[Charts and diagrams as code]
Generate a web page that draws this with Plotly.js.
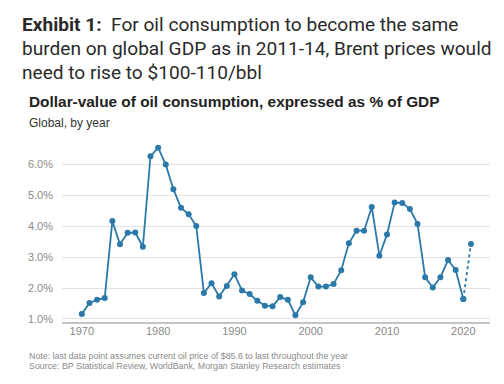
<!DOCTYPE html>
<html>
<head>
<meta charset="utf-8">
<script src="https://cdn.plot.ly/plotly-3.0.1.min.js"></script>
<style>html,body{margin:0;padding:0;background:#fff;}#chart{width:504px;height:384px;}</style>
</head>
<body>
<div id="chart"></div>
<script>
const years = [1970,1971,1972,1973,1974,1975,1976,1977,1978,1979,1980,1981,1982,1983,1984,1985,1986,1987,1988,1989,1990,1991,1992,1993,1994,1995,1996,1997,1998,1999,2000,2001,2002,2003,2004,2005,2006,2007,2008,2009,2010,2011,2012,2013,2014,2015,2016,2017,2018,2019,2020,2021];
const oilPctGdp = [1.16,1.52,1.62,1.68,4.17,3.42,3.79,3.80,3.34,6.27,6.55,6.00,5.20,4.60,4.39,4.01,1.84,2.16,1.73,2.07,2.45,1.92,1.81,1.59,1.43,1.41,1.71,1.62,1.12,1.54,2.35,2.05,2.05,2.13,2.58,3.45,3.86,3.86,4.63,3.05,3.74,4.77,4.76,4.56,4.08,2.35,2.02,2.35,2.91,2.59,1.65,3.43];
const yTicks = [1,2,3,4,5,6];
const xTicks = [1970,1980,1990,2000,2010,2020];

const L = 62, R = 490, T = 143, B = 323.3, W = 504, H = 384;
const px = x => (x - L) / (R - L);
const py = y => (B - y) / (B - T);
const lineColor = '#2b79a9';

const nSolid = years.length - 1;
const traces = [
  {x: years.slice(0, nSolid), y: oilPctGdp.slice(0, nSolid), type: 'scatter', mode: 'lines+markers',
   line: {color: lineColor, width: 1.8}, marker: {color: lineColor, size: 6}, hoverinfo: 'none'},
  {x: years.slice(nSolid - 1), y: oilPctGdp.slice(nSolid - 1), type: 'scatter', mode: 'lines+markers',
   line: {color: lineColor, width: 1.8, dash: 'dot'}, marker: {color: lineColor, size: 6}, hoverinfo: 'none'}
];

function ann(text, x, y, size, family, color, extra) {
  return Object.assign({text: text, xref: 'paper', yref: 'paper', x: px(x), y: py(y),
    xanchor: 'left', yanchor: 'middle', showarrow: false, align: 'left',
    font: {size: size, family: family, color: color}}, extra || {});
}
const titleFont = 'Roboto, "Noto Sans", sans-serif';
const arial = '"Liberation Sans", Arial, sans-serif';
const ts = 19.1;

const layout = {
  width: W, height: H,
  margin: {l: L, r: W - R, t: T, b: H - B},
  paper_bgcolor: '#fff', plot_bgcolor: '#fff',
  showlegend: false,
  xaxis: {range: [1967.4, 2023.5], tickvals: xTicks, ticktext: xTicks.map(String),
    showgrid: false, zeroline: false, showline: false, ticks: '',
    tickfont: {family: arial, size: 11, color: '#8a8a8a'}},
  yaxis: {range: [0.87, 6.7], tickvals: yTicks, ticktext: yTicks.map(v => v.toFixed(1) + '%'),
    showgrid: true, gridcolor: '#e3e3e3', gridwidth: 1, zeroline: false, showline: false, ticks: '',
    ticklabelstandoff: 8,
    tickfont: {family: arial, size: 11, color: '#8a8a8a'}},
  shapes: [{type: 'line', xref: 'paper', yref: 'paper', x0: 0, x1: 1, y0: 0, y1: 0,
    line: {color: '#c4c4c4', width: 2}}],
  annotations: [
    ann('<b>Exhibit 1:</b>&nbsp; For oil consumption to become the same', 20, 24, ts, titleFont, '#2a2a2a'),
    ann('burden on global GDP as in 2011-14, Brent prices would', 20, 48, ts, titleFont, '#2a2a2a'),
    ann('need to rise to $100-110/bbl', 20, 72, ts, titleFont, '#2a2a2a'),
    ann('<b>Dollar-value of oil consumption, expressed as % of GDP</b>', 27, 101.5, 15.4, arial, '#222'),
    ann('Global, by year', 27, 122.5, 12, arial, '#333'),
    ann('Note: last data point assumes current oil price of $85.6 to last throughout the year', 27, 356, 8.85, arial, '#8a8a8a'),
    ann('Source: BP Statistical Review, WorldBank, Morgan Stanley Research estimates', 27, 366, 8.85, arial, '#8a8a8a')
  ]
};

Plotly.newPlot('chart', traces, layout, {displayModeBar: false, staticPlot: true});
</script>
</body>
</html>
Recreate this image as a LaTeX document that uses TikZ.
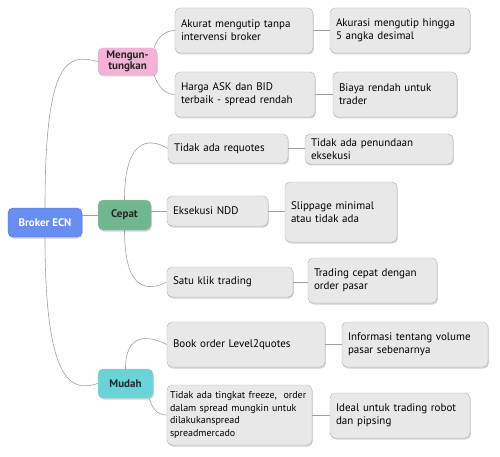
\documentclass[tikz,border=0pt]{standalone}
\usepackage{fontspec}
\setsansfont{PT Sans}
\usepackage{tikz}
\usetikzlibrary{shadows}
\definecolor{rootcolor}{RGB}{104,142,244}
\definecolor{pinkcolor}{RGB}{245,178,214}
\definecolor{greencolor}{RGB}{112,182,142}
\definecolor{cyancolor}{RGB}{104,212,216}
\definecolor{leafcolor}{RGB}{232,232,232}
\definecolor{linecolor}{RGB}{160,160,160}

\begin{document}
\begin{tikzpicture}[font=\sffamily, x=1pt, y=-1pt]
    % Define the styles for the boxes and the links
    \tikzstyle{box} = [rounded corners=5pt, inner sep=0pt, drop shadow={shadow xshift=0.8pt, shadow yshift=-1.5pt, opacity=0.35}]
    \tikzstyle{branch} = [box, draw=black!25, align=center, font=\sffamily\bfseries\fontsize{11}{11.5}\selectfont, text=black!85]
    \tikzstyle{leaf} = [box, draw=black!30, fill=leafcolor, align=left, inner xsep=6pt, text=black, font=\sffamily\fontsize{11}{13}\selectfont]
    \tikzstyle{link} = [draw=linecolor, line width=0.6pt]
    \useasboundingbox (0,0) rectangle (500,457);

    % Centre and the three branches
    \node[box, fill=rootcolor, draw=rootcolor!80!black, text=white, font=\sffamily\bfseries\fontsize{11}{12}\selectfont, minimum width=74pt, minimum height=29pt] (root) at (45,222.5) {Broker ECN};
    \node[branch, fill=pinkcolor, minimum width=59pt, minimum height=27pt] (meng) at (127.5,61.5) {Mengun-\\tungkan};
    \node[branch, fill=greencolor, minimum width=53pt, minimum height=30pt] (cepat) at (124.5,215) {Cepat};
    \node[branch, fill=cyancolor, minimum width=55pt, minimum height=29pt] (mudah) at (125.5,383.5) {Mudah};

    % Leaves of Menguntungkan
    \node[leaf, text width=126pt, minimum height=45pt] (a1) at (244,30.5) {Akurat mengutip tanpa\\intervensi broker};
    \node[leaf, text width=128pt, minimum height=45pt] (a2) at (400,30.5) {Akurasi mengutip hingga\\5 angka desimal};
    \node[leaf, text width=128pt, minimum height=45pt] (b1) at (245,94.5) {Harga ASK dan BID\\terbaik - spread rendah};
    \node[leaf, text width=112pt, minimum height=45pt] (b2) at (395,94.5) {Biaya rendah untuk\\trader};

    % Leaves of Cepat
    \node[leaf, text width=108pt, minimum height=29pt] (c1) at (228,148.5) {Tidak ada requotes};
    \node[leaf, text width=136pt, minimum height=30pt] (c2) at (379,149) {Tidak ada penundaan\\eksekusi};
    \node[leaf, text width=89pt, minimum height=30pt] (d1) at (217.5,211) {Eksekusi NDD};
    \node[leaf, text width=100pt, minimum height=60pt] (d2) at (341,212) {Slippage minimal\\atau tidak ada};
    \node[leaf, text width=114pt, minimum height=30pt] (e1) at (230,282) {Satu klik trading};
    \node[leaf, text width=117pt, minimum height=45pt] (e2) at (372.5,280.5) {Trading cepat dengan\\order pasar};

    % Leaves of Mudah
    \node[leaf, text width=146pt, minimum height=45pt] (f1) at (246,344.5) {Book order Level2quotes};
    \node[leaf, text width=134pt, minimum height=45pt] (f2) at (415,344.5) {Informasi tentang volume\\pasar sebenarnya};
    \node[leaf, text width=139pt, minimum height=60pt, inner xsep=3pt, font=\sffamily\fontsize{10}{12.8}\selectfont] (g1) at (239.5,415) {Tidak ada tingkat freeze,~ order\\dalam spread mungkin untuk\\dilakukanspread\\spreadmercado};
    \node[leaf, text width=128pt, minimum height=45pt] (g2) at (400,415.5) {Ideal untuk trading robot\\dan pipsing};

    % Links from the centre to the branches
    \draw[link] (root.north) .. controls +(0,-150) and +(-30,-8) .. (meng.west);
    \draw[link] (root.east |- cepat.west) -- (cepat.west);
    \draw[link] (root.south) .. controls +(0,150) and +(-25,8) .. (mudah.west);

    % Links from the branches to the leaves
    \draw[link] ([xshift=-3pt]meng.north east) .. controls +(3,-10) and +(-10,0) .. (a1.west);
    \draw[link] ([xshift=-3pt]meng.south east) .. controls +(3,10) and +(-10,0) .. (b1.west);
    \draw[link] (cepat.north) .. controls +(0,-60) and +(-20,-12) .. (c1.west);
    \draw[link] (cepat.east |- d1.west) -- (d1.west);
    \draw[link] (cepat.south) .. controls +(0,60) and +(-20,10) .. (e1.west);
    \draw[link] (mudah.north) .. controls +(0,-35) and +(-20,-10) .. (f1.west);
    \draw[link] ([xshift=-4pt]mudah.south east) .. controls +(3,10) and +(-10,0) .. (g1.west);

    % Links between the leaves
    \foreach \from/\to in {a1/a2, b1/b2, c1/c2, d1/d2, e1/e2, f1/f2, g1/g2}
        \draw[link] (\from.east) -- (\from.east -| \to.west);
\end{tikzpicture}
\end{document}
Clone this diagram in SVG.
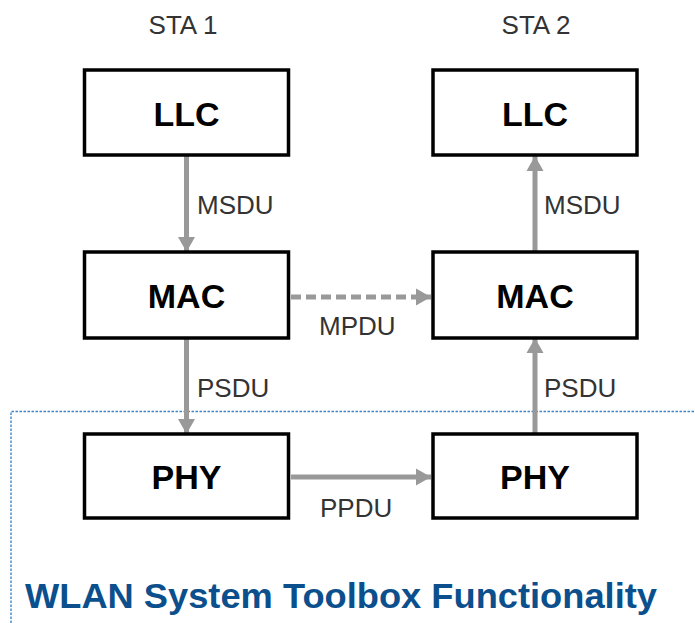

→ WORK TO COMPLETE
Scan the listing above. Collect all lines with the word "that".

→ ANSWER TO THIS EXERCISE
Generate a web page that draws this with Plotly.js.
Recreate this image as a LaTeX document that uses TikZ.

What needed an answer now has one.